Reproduce the lines of the material exactly, excluding every image.

* * * * * * * * *

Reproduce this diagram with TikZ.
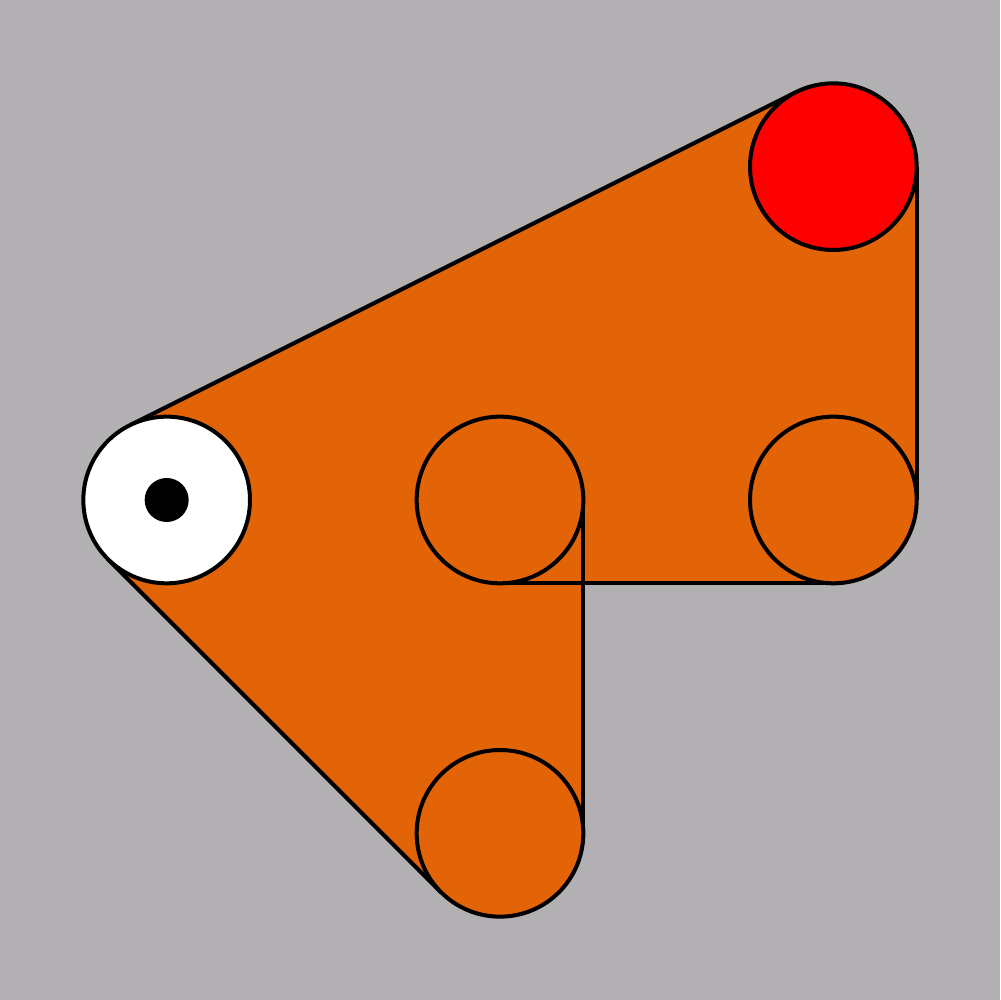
\documentclass[tikz,border=0pt]{standalone}
\usetikzlibrary{shapes.geometric}
\definecolor{backgray}{RGB}{178,176,179}
\definecolor{linkorange}{RGB}{227,99,7}
\pgfdeclarelayer{back}
\pgfsetlayers{back,main}
\tikzset{
  joint/.style={circle, draw=black, fill=linkorange, inner sep=0pt, outer sep=0pt, minimum size=1.6667cm},
  pin/.style={circle, fill=black, inner sep=0pt, outer sep=0pt, minimum size=0.44cm}
}
\begin{document}
\begin{tikzpicture}[x=1.6667cm, y=1.6667cm, line width=0.4mm]{
    \node [joint, fill=white] (L) at (1,3) {};
    \node [pin] (P) at (1,3) {};
    \node [joint] (M) at (3,3) {};
    \node [joint] (R) at (5,3) {};
    \node [joint, fill=red] (T) at (5,5) {};
    \node [joint] (B) at (3,1) {};
    \begin{pgfonlayer}{back}
    \begin{scope}[line width=0.4mm]
    \fill [backgray] (0,0) rectangle (6,6);
    \fill [linkorange] (L.116.57) -- (T.116.57) -- (T.east) -- (R.east) -- (R.south) -- (M.south) -- (L.south) -- cycle;
    \fill [linkorange] (L.225) -- (B.225) -- (B.east) -- (M.east) -- (M.north) -- (L.north) -- cycle;
    \path (L.116.57) edge (T.116.57);
    \path (T.east) edge (R.east);
    \path (R.south) edge (M.south);
    \path (M.east) edge (B.east);
    \path (L.225) edge (B.225);
    \end{scope}
    \end{pgfonlayer}
    }
\end{tikzpicture}
\end{document}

* * * * * * * * *

* [Answer for this exercise]:
Reproduce this diagram with TikZ.
\documentclass[tikz,border=0pt]{standalone}
\usetikzlibrary{shapes.geometric}
\definecolor{backgray}{RGB}{178,176,179}
\definecolor{linkorange}{RGB}{227,99,7}
\pgfdeclarelayer{back}
\pgfsetlayers{back,main}
\tikzset{
  joint/.style={circle, draw=black, fill=linkorange, inner sep=0pt, outer sep=0pt, minimum size=1.6667cm},
  pin/.style={circle, fill=black, inner sep=0pt, outer sep=0pt, minimum size=0.44cm}
}
\begin{document}
\begin{tikzpicture}[x=1.6667cm, y=1.6667cm, line width=0.4mm]{
    \node [joint, fill=white] (L) at (1,3) {};
    \node [pin] (P) at (1,3) {};
    \node [joint] (M) at (3,3) {};
    \node [joint] (R) at (5,3) {};
    \node [joint, fill=red] (T) at (5,5) {};
    \node [joint] (B) at (3,1) {};
    \begin{pgfonlayer}{back}
    \begin{scope}[line width=0.4mm]
    \fill [backgray] (0,0) rectangle (6,6);
    \fill [linkorange] (L.116.57) -- (T.116.57) -- (T.east) -- (R.east) -- (R.south) -- (M.south) -- (L.south) -- cycle;
    \fill [linkorange] (L.225) -- (B.225) -- (B.east) -- (M.east) -- (M.north) -- (L.north) -- cycle;
    \path (L.116.57) edge (T.116.57);
    \path (T.east) edge (R.east);
    \path (R.south) edge (M.south);
    \path (M.east) edge (B.east);
    \path (L.225) edge (B.225);
    \end{scope}
    \end{pgfonlayer}
    }
\end{tikzpicture}
\end{document}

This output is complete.